# Work to be completed:
Extract only the first line of the listing and every line after it up to and including the one with "(0,473) rectangle (638,477);". Omit the pictures.

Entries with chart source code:

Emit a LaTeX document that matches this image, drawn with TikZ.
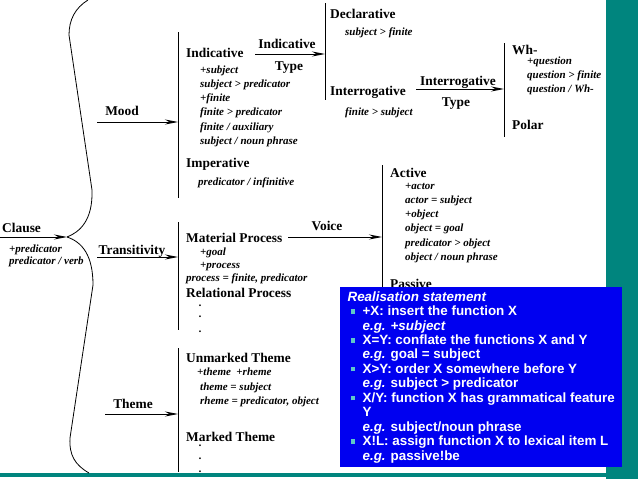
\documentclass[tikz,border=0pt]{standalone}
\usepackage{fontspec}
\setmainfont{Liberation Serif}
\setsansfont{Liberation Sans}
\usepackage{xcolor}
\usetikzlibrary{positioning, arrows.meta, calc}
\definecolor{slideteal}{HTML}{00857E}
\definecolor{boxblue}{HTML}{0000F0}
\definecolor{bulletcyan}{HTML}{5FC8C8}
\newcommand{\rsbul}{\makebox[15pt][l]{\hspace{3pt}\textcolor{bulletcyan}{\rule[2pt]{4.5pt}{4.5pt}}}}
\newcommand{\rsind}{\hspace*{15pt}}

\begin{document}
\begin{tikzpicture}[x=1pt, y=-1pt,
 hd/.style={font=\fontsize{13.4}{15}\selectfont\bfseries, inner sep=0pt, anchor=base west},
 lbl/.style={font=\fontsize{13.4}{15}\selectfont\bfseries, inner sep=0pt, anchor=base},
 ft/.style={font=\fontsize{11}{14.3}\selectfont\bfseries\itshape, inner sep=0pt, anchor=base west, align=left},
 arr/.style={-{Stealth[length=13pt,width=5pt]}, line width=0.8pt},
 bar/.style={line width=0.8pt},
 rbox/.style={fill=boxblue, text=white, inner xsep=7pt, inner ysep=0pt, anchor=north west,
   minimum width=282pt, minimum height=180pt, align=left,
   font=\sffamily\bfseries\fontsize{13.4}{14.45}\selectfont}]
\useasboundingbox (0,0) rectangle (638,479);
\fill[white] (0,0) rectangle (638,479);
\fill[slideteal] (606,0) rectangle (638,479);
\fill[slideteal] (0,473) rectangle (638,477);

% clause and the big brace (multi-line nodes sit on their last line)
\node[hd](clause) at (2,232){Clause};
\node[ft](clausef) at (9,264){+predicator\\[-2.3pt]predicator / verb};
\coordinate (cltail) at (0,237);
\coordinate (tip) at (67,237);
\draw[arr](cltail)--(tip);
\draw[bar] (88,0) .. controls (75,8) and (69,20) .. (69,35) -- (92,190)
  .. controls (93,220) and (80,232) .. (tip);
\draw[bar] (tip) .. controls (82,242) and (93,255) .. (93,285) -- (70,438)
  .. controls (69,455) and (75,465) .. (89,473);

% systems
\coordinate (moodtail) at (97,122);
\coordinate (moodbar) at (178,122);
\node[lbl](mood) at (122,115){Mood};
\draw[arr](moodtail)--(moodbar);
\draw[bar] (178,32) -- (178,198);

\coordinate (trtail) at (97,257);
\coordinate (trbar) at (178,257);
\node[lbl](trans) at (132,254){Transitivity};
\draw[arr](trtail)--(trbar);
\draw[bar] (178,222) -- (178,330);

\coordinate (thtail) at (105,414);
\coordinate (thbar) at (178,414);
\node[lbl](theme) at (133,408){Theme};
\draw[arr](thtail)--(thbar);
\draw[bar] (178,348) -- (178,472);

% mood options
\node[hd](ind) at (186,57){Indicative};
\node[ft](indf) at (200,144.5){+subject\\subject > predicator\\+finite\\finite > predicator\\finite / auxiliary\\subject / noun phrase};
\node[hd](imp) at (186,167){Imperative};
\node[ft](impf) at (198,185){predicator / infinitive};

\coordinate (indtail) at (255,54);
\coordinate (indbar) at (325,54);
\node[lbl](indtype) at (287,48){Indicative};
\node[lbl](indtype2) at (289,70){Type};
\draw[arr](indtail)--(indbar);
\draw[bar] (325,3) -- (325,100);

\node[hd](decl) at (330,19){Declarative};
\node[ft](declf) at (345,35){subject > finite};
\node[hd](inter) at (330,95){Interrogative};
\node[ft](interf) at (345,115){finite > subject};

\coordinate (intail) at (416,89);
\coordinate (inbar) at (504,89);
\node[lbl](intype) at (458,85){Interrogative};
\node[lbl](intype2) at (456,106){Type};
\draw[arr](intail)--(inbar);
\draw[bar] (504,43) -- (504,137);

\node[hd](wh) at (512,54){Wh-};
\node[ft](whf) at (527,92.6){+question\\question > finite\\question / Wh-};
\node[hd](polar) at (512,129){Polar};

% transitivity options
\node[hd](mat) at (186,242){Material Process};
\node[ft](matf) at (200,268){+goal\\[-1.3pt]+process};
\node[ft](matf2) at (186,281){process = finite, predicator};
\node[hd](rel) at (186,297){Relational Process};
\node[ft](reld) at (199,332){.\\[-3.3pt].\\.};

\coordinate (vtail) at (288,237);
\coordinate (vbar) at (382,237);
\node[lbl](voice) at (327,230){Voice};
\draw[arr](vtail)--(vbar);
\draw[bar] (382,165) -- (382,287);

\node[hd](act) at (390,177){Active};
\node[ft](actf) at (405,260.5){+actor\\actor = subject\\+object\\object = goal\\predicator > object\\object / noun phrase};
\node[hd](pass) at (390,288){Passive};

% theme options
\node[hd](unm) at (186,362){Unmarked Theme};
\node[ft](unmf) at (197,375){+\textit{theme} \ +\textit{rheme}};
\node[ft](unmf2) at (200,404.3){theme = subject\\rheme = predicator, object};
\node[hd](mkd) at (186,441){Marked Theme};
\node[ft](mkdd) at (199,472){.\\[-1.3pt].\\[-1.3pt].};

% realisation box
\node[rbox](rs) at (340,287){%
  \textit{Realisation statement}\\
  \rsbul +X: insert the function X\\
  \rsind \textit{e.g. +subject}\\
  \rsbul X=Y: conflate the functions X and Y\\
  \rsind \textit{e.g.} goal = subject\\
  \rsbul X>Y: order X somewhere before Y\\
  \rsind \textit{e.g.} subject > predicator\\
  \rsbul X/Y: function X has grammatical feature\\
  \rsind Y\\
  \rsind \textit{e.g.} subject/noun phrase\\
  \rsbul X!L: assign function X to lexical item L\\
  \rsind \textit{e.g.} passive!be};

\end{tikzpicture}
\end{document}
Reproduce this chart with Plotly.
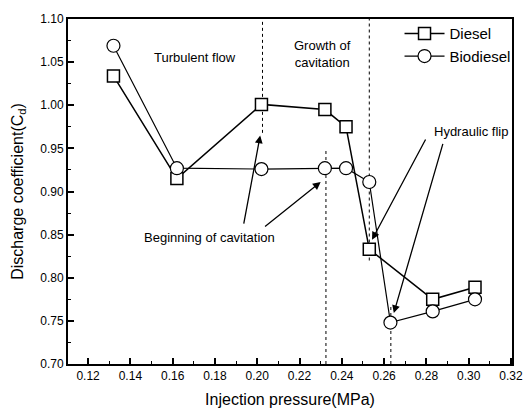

# Response:
Emit a LaTeX document that matches this image, drawn with TikZ.
\documentclass[tikz,border=0pt]{standalone}
\usepackage{fontspec}
\setmainfont{Liberation Serif}
\setsansfont{Liberation Sans}
\usepackage{xcolor}
\usetikzlibrary{positioning, arrows.meta, calc}
\definecolor{slideteal}{HTML}{00857E}
\definecolor{boxblue}{HTML}{0000F0}
\definecolor{bulletcyan}{HTML}{5FC8C8}
\newcommand{\rsbul}{\makebox[15pt][l]{\hspace{3pt}\textcolor{bulletcyan}{\rule[2pt]{4.5pt}{4.5pt}}}}
\newcommand{\rsind}{\hspace*{15pt}}

\begin{document}
\begin{tikzpicture}[x=1pt, y=-1pt,
 hd/.style={font=\fontsize{13.4}{15}\selectfont\bfseries, inner sep=0pt, anchor=base west},
 lbl/.style={font=\fontsize{13.4}{15}\selectfont\bfseries, inner sep=0pt, anchor=base},
 ft/.style={font=\fontsize{11}{14.3}\selectfont\bfseries\itshape, inner sep=0pt, anchor=base west, align=left},
 arr/.style={-{Stealth[length=13pt,width=5pt]}, line width=0.8pt},
 bar/.style={line width=0.8pt},
 rbox/.style={fill=boxblue, text=white, inner xsep=7pt, inner ysep=0pt, anchor=north west,
   minimum width=282pt, minimum height=180pt, align=left,
   font=\sffamily\bfseries\fontsize{13.4}{14.45}\selectfont}]
\useasboundingbox (0,0) rectangle (638,479);
\fill[white] (0,0) rectangle (638,479);
\fill[slideteal] (606,0) rectangle (638,479);
\fill[slideteal] (0,473) rectangle (638,477);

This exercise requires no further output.